-- BEGIN --
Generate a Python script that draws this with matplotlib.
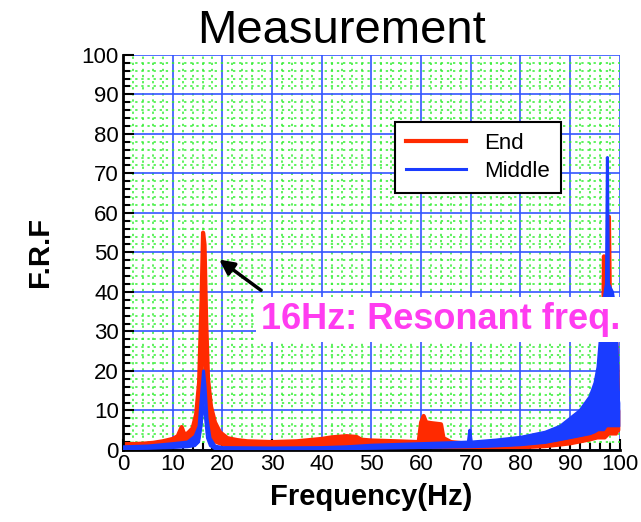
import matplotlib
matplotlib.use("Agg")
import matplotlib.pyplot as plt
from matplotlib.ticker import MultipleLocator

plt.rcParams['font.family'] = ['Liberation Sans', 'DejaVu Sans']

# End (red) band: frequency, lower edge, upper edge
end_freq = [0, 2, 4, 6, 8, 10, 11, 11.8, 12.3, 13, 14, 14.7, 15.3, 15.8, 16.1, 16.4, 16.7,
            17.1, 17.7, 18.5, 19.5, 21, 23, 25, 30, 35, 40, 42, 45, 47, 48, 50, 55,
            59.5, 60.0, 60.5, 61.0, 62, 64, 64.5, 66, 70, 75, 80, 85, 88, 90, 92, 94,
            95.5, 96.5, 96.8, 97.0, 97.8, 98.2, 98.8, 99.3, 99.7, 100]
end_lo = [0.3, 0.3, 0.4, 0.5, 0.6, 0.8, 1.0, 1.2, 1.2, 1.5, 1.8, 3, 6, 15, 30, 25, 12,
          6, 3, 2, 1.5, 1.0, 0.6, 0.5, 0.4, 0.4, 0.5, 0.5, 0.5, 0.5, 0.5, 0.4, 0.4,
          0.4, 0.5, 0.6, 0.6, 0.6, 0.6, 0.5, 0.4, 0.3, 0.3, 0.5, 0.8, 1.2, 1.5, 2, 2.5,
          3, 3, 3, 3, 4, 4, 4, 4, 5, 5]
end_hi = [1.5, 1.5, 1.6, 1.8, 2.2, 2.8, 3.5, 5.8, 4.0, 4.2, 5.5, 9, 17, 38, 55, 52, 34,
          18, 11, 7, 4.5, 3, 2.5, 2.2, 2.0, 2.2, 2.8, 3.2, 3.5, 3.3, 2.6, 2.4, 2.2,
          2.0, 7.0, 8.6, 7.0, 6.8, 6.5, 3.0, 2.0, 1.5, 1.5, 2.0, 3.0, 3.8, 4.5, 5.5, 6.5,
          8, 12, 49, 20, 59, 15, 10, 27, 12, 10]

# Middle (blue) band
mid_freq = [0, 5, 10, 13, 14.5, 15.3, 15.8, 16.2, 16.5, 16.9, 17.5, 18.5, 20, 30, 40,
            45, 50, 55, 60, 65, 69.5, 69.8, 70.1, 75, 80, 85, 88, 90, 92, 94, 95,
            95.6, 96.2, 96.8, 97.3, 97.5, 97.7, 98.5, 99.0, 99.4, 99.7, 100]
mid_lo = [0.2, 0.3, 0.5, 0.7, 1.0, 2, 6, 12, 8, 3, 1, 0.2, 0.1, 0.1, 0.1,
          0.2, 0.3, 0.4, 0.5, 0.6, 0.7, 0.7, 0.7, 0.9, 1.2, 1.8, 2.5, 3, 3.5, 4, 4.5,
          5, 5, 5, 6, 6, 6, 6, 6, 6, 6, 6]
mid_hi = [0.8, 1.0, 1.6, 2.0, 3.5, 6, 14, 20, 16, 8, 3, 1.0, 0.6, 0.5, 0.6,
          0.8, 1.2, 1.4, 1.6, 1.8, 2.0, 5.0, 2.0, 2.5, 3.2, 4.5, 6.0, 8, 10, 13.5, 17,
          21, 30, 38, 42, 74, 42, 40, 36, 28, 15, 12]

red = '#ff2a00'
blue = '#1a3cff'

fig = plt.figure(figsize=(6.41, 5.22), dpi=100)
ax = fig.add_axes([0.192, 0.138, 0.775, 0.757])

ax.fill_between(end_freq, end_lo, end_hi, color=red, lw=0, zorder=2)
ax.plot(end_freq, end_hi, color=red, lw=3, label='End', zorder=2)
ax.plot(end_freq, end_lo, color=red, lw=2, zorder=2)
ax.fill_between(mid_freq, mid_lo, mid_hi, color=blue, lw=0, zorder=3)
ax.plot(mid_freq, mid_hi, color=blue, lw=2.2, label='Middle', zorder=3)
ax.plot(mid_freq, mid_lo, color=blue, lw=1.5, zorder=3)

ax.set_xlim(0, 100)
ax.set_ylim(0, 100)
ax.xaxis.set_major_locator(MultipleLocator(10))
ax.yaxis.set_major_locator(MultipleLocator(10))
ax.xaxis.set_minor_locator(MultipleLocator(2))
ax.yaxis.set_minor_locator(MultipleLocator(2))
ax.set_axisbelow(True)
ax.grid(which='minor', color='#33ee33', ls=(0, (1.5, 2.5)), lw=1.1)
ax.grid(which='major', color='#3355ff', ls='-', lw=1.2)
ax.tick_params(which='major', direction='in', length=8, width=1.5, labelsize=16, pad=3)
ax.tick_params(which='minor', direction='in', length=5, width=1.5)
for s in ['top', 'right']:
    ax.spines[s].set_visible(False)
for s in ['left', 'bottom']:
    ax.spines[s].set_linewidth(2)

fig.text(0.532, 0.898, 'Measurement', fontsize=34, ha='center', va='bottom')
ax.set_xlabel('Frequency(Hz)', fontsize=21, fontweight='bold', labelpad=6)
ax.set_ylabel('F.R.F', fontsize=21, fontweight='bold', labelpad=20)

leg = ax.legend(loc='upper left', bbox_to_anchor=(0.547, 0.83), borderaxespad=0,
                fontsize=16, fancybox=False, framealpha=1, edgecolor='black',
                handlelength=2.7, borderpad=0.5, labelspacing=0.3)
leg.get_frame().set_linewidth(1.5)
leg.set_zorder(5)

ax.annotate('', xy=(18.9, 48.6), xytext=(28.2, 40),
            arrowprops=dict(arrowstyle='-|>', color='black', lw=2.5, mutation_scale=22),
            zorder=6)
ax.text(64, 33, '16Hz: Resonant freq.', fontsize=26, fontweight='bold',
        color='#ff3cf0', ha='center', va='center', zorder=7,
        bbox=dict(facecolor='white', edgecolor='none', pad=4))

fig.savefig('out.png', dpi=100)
-- END --
#### [CHALLENGE]
Every line of text is to be repeated exactly; pictures are left out.

#### [THE RESULT]
Generate a Python script that draws this with matplotlib.
import matplotlib
matplotlib.use("Agg")
import matplotlib.pyplot as plt
from matplotlib.ticker import MultipleLocator

plt.rcParams['font.family'] = ['Liberation Sans', 'DejaVu Sans']

# End (red) band: frequency, lower edge, upper edge
end_freq = [0, 2, 4, 6, 8, 10, 11, 11.8, 12.3, 13, 14, 14.7, 15.3, 15.8, 16.1, 16.4, 16.7,
            17.1, 17.7, 18.5, 19.5, 21, 23, 25, 30, 35, 40, 42, 45, 47, 48, 50, 55,
            59.5, 60.0, 60.5, 61.0, 62, 64, 64.5, 66, 70, 75, 80, 85, 88, 90, 92, 94,
            95.5, 96.5, 96.8, 97.0, 97.8, 98.2, 98.8, 99.3, 99.7, 100]
end_lo = [0.3, 0.3, 0.4, 0.5, 0.6, 0.8, 1.0, 1.2, 1.2, 1.5, 1.8, 3, 6, 15, 30, 25, 12,
          6, 3, 2, 1.5, 1.0, 0.6, 0.5, 0.4, 0.4, 0.5, 0.5, 0.5, 0.5, 0.5, 0.4, 0.4,
          0.4, 0.5, 0.6, 0.6, 0.6, 0.6, 0.5, 0.4, 0.3, 0.3, 0.5, 0.8, 1.2, 1.5, 2, 2.5,
          3, 3, 3, 3, 4, 4, 4, 4, 5, 5]
end_hi = [1.5, 1.5, 1.6, 1.8, 2.2, 2.8, 3.5, 5.8, 4.0, 4.2, 5.5, 9, 17, 38, 55, 52, 34,
          18, 11, 7, 4.5, 3, 2.5, 2.2, 2.0, 2.2, 2.8, 3.2, 3.5, 3.3, 2.6, 2.4, 2.2,
          2.0, 7.0, 8.6, 7.0, 6.8, 6.5, 3.0, 2.0, 1.5, 1.5, 2.0, 3.0, 3.8, 4.5, 5.5, 6.5,
          8, 12, 49, 20, 59, 15, 10, 27, 12, 10]

# Middle (blue) band
mid_freq = [0, 5, 10, 13, 14.5, 15.3, 15.8, 16.2, 16.5, 16.9, 17.5, 18.5, 20, 30, 40,
            45, 50, 55, 60, 65, 69.5, 69.8, 70.1, 75, 80, 85, 88, 90, 92, 94, 95,
            95.6, 96.2, 96.8, 97.3, 97.5, 97.7, 98.5, 99.0, 99.4, 99.7, 100]
mid_lo = [0.2, 0.3, 0.5, 0.7, 1.0, 2, 6, 12, 8, 3, 1, 0.2, 0.1, 0.1, 0.1,
          0.2, 0.3, 0.4, 0.5, 0.6, 0.7, 0.7, 0.7, 0.9, 1.2, 1.8, 2.5, 3, 3.5, 4, 4.5,
          5, 5, 5, 6, 6, 6, 6, 6, 6, 6, 6]
mid_hi = [0.8, 1.0, 1.6, 2.0, 3.5, 6, 14, 20, 16, 8, 3, 1.0, 0.6, 0.5, 0.6,
          0.8, 1.2, 1.4, 1.6, 1.8, 2.0, 5.0, 2.0, 2.5, 3.2, 4.5, 6.0, 8, 10, 13.5, 17,
          21, 30, 38, 42, 74, 42, 40, 36, 28, 15, 12]

red = '#ff2a00'
blue = '#1a3cff'

fig = plt.figure(figsize=(6.41, 5.22), dpi=100)
ax = fig.add_axes([0.192, 0.138, 0.775, 0.757])

ax.fill_between(end_freq, end_lo, end_hi, color=red, lw=0, zorder=2)
ax.plot(end_freq, end_hi, color=red, lw=3, label='End', zorder=2)
ax.plot(end_freq, end_lo, color=red, lw=2, zorder=2)
ax.fill_between(mid_freq, mid_lo, mid_hi, color=blue, lw=0, zorder=3)
ax.plot(mid_freq, mid_hi, color=blue, lw=2.2, label='Middle', zorder=3)
ax.plot(mid_freq, mid_lo, color=blue, lw=1.5, zorder=3)

ax.set_xlim(0, 100)
ax.set_ylim(0, 100)
ax.xaxis.set_major_locator(MultipleLocator(10))
ax.yaxis.set_major_locator(MultipleLocator(10))
ax.xaxis.set_minor_locator(MultipleLocator(2))
ax.yaxis.set_minor_locator(MultipleLocator(2))
ax.set_axisbelow(True)
ax.grid(which='minor', color='#33ee33', ls=(0, (1.5, 2.5)), lw=1.1)
ax.grid(which='major', color='#3355ff', ls='-', lw=1.2)
ax.tick_params(which='major', direction='in', length=8, width=1.5, labelsize=16, pad=3)
ax.tick_params(which='minor', direction='in', length=5, width=1.5)
for s in ['top', 'right']:
    ax.spines[s].set_visible(False)
for s in ['left', 'bottom']:
    ax.spines[s].set_linewidth(2)

fig.text(0.532, 0.898, 'Measurement', fontsize=34, ha='center', va='bottom')
ax.set_xlabel('Frequency(Hz)', fontsize=21, fontweight='bold', labelpad=6)
ax.set_ylabel('F.R.F', fontsize=21, fontweight='bold', labelpad=20)

leg = ax.legend(loc='upper left', bbox_to_anchor=(0.547, 0.83), borderaxespad=0,
                fontsize=16, fancybox=False, framealpha=1, edgecolor='black',
                handlelength=2.7, borderpad=0.5, labelspacing=0.3)
leg.get_frame().set_linewidth(1.5)
leg.set_zorder(5)

ax.annotate('', xy=(18.9, 48.6), xytext=(28.2, 40),
            arrowprops=dict(arrowstyle='-|>', color='black', lw=2.5, mutation_scale=22),
            zorder=6)
ax.text(64, 33, '16Hz: Resonant freq.', fontsize=26, fontweight='bold',
        color='#ff3cf0', ha='center', va='center', zorder=7,
        bbox=dict(facecolor='white', edgecolor='none', pad=4))

fig.savefig('out.png', dpi=100)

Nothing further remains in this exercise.